Das Schweizer Parlament hatte den ebenso stringenten wie umstrittenen Regulierungskorpus bereits im September 2017 durchgewunken. Entgegen der europaweit aufkeimenden Kritik, beharrte die schweizerische Regierung stur auf der Notwendigkeit jener Handhabung: Die systematische Abschaltung nicht-lizensierter Webseiten „schütze sowohl nationale Glücksspielbetreiber“ wie auch „die schweizerische Fiskallandschaft“ insgesamt, so die Begründung.

Kritiker sehen Internetzensur

Letztlich sammelte das (glücksspiel-)branchenfremde Komitee gegen Internetzensur und digitale Abschottung – eine parteienübergreifende Initiative junger Nachwuchspolitiker, welche sich für die Wahrung digitaler Freiheitsrechte einsetzt – die nötigen 50.000 Unterschriften, um eine Zulassung des nun erfolgten Referendums zu erwirken. Der Schweizer Bundesrat bewilligte das Anliegen Anfang 2018. Infolge der klar verlorenen Abstimmung verkündet das Komitee:

„Das Gesetz bedeutet einen Rückschritt der Digitalisierung und beschränkt unsere Wettbewerbsfähigkeit.“

Unter dem Strich haben sich die Nachwuchsetagen aller großen Schweizer Parteien – darunter Young GLP (Grünliberale Partei), SVP (Schweizerische Volkspartei), CVP und FDP – schon 2016 mehrheitlich gegen das Geldspielgesetz ausgesprochen. Der Gesetzesentwurf sei durch die massive Lobbyarbeit der Schweizer Glücksspielbranche von Beginn an maßgeblich beeinflusst worden, lauteten die Vorwürfe unter anderem.
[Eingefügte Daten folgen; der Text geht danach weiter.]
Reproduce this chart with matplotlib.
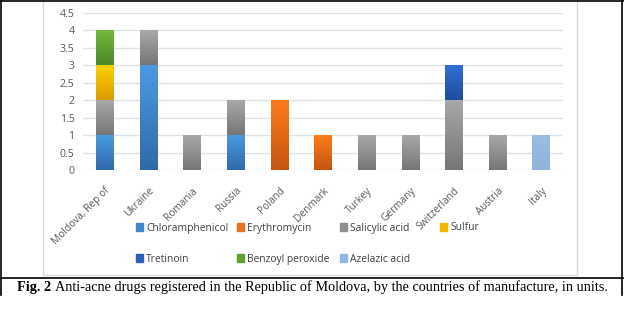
import numpy as np
import matplotlib
matplotlib.use("Agg")
import matplotlib.pyplot as plt
from matplotlib.colors import LinearSegmentedColormap
from matplotlib.patches import Rectangle
from matplotlib.lines import Line2D

countries = ["Moldova, Rep of", "Ukraine", "Romania", "Russia", "Poland", "Denmark",
             "Turkey", "Germany", "Switzerland", "Austria", "Italy"]

chloramphenicol = [1, 3, 0, 1, 0, 0, 0, 0, 0, 0, 0]
erythromycin = [0, 0, 0, 0, 2, 1, 0, 0, 0, 0, 0]
salicylic_acid = [1, 1, 1, 1, 0, 0, 1, 1, 2, 1, 0]
sulfur = [1, 0, 0, 0, 0, 0, 0, 0, 0, 0, 0]
tretinoin = [0, 0, 0, 0, 0, 0, 0, 0, 1, 0, 0]
benzoyl_peroxide = [1, 0, 0, 0, 0, 0, 0, 0, 0, 0, 0]
azelazic_acid = [0, 0, 0, 0, 0, 0, 0, 0, 0, 0, 1]

series = [
    ("Chloramphenicol", chloramphenicol, "#4b9be2", "#2e6aa8", "#3f86cc"),
    ("Erythromycin", erythromycin, "#ff7b1c", "#c4560f", "#ed7020"),
    ("Salicylic acid", salicylic_acid, "#a8a8a8", "#767676", "#8f8f8f"),
    ("Sulfur", sulfur, "#ffd000", "#d99c00", "#f2b800"),
    ("Tretinoin", tretinoin, "#2f70d8", "#1f4c9c", "#2a5fbd"),
    ("Benzoyl peroxide", benzoyl_peroxide, "#72bb3a", "#4a8a28", "#5fa232"),
    ("Azelazic acid", azelazic_acid, "#9bbde3", "#8fb3dd", "#95b8e0"),
]

W, H = 624, 327
fig = plt.figure(figsize=(W / 100, H / 100), dpi=100)
ax = fig.add_axes([83 / W, 1 - 170 / H, 480 / W, 157 / H])

x = np.arange(len(countries))
bottom = np.zeros(len(countries))
grad = np.linspace(1, 0, 64).reshape(-1, 1)
handles = {}
for name, vals, top_c, bot_c, leg_c in series:
    vals = np.array(vals, dtype=float)
    bars = ax.bar(x, vals, 0.4, bottom=bottom, color=leg_c, zorder=2, linewidth=0)
    cmap = LinearSegmentedColormap.from_list(name, [bot_c, top_c])
    for b, v in zip(bars, vals):
        if v <= 0:
            continue
        x0, y0 = b.get_x(), b.get_y()
        im = ax.imshow(grad, cmap=cmap, aspect="auto", zorder=3,
                       extent=[x0, x0 + b.get_width(), y0, y0 + b.get_height()])
        im.set_clip_path(b)
    bottom += vals
    handles[name] = Rectangle((0, 0), 1, 1, color=leg_c)

ax.set_xlim(-0.5, len(countries) - 0.5)
ax.set_ylim(0, 4.5)
ax.set_yticks(np.arange(0, 4.51, 0.5))
ax.set_yticklabels(["0", "0.5", "1", "1.5", "2", "2.5", "3", "3.5", "4", "4.5"])
ax.yaxis.grid(True, color="#dfe3ea", linewidth=1, zorder=0)
ax.set_axisbelow(True)
for s in ax.spines.values():
    s.set_visible(False)
ax.tick_params(length=0, labelsize=7.6, colors="#595959", pad=6)
ax.set_xticks(x)
ax.set_xticklabels(countries, rotation=45, ha="right", va="top", rotation_mode="anchor")
ax.tick_params(axis="x", labelsize=7.3, pad=11)
for t in ax.get_xticklabels() + ax.get_yticklabels():
    t.set_family("Open Sans")

# legend: 4 fixed-width columns, 2 rows (drawn one column at a time)
legend_cols = [["Chloramphenicol", "Tretinoin"], ["Erythromycin", "Benzoyl peroxide"],
               ["Salicylic acid", "Azelazic acid"], ["Sulfur"]]
col_x = [136, 237, 340, 440]
for names, cx in zip(legend_cols, col_x):
    fig.legend([handles[n] for n in names], names, frameon=False,
               loc="upper left", bbox_to_anchor=(cx / W, 1 - 222.5 / H),
               borderpad=0, borderaxespad=0,
               prop={"family": "Open Sans", "size": 7.4}, labelcolor="#404040",
               handlelength=0.7, handleheight=0.7, handletextpad=0.3,
               labelspacing=1.95)

# chart area border
fig.add_artist(Rectangle((43 / W, 1 - 275 / H), 534 / W, 280 / H, fill=False,
                         edgecolor="#d9d9d9", linewidth=1, transform=fig.transFigure))

# table frame
frame_kw = dict(color="black", linewidth=1.2, transform=fig.transFigure)
fig.add_artist(Line2D([1 / W, 1 / W], [1, 1 - 295 / H], **frame_kw))
fig.add_artist(Line2D([622 / W, 622 / W], [1, 1 - 295 / H], **frame_kw))
fig.add_artist(Line2D([0, 1], [1 - 1 / H, 1 - 1 / H], **frame_kw))
fig.add_artist(Line2D([0, 1], [1 - 277.5 / H, 1 - 277.5 / H], **frame_kw))

cap_y = 1 - 287 / H
t1 = fig.text(17 / W, cap_y, "Fig. 2", ha="left", va="center", fontsize=10.25,
              family="Liberation Serif", weight="bold")
fig.canvas.draw()
bb = t1.get_window_extent()
fig.text(bb.x1 / W + 4 / W, cap_y,
         "Anti-acne drugs registered in the Republic of Moldova, by the countries of manufacture, in units.",
         ha="left", va="center", fontsize=10.25, family="Liberation Serif")

fig.savefig("out.png", dpi=100)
Die Jungparteien wollen daher auch weiterhin gemeinsam gegen die Einführung des Geldspielgesetzes angehen. Entgegen eines Verbots fordern die Nachwuchspolitiker internationale Gambling-Plattformen zu integrieren, zu regulieren und zu besteuern. Nicolas Rimoldi, der Vize-Präsident der FDP-Jugendliga, fühlt diesbezüglich vor und kritisiert:

„Die Blockade von Internet-Providern schränkt die Informations- und Konsumfreiheit stark ein. Die Beschränkung unserer Wahlfreiheit im Internet durch den Staat entspricht einer Zensur.“

Trotz einer eher geringen Wahlbeteiligung (~ 40 Prozent) könnte das, von der Industrie mit Spannung erwartete Ergebnis des Schweizer Volksentscheids, wohl kaum eindeutiger sein. Schlussendlich wird das neue Schweizer Geldspielgesetz 2019 wohl in seinem vollen Umfang in Kraft treten. Es handelt sich zweifelsohne um eine der resolutesten Gesetzgebungen für Online-Glücksspiel in ganz Europa.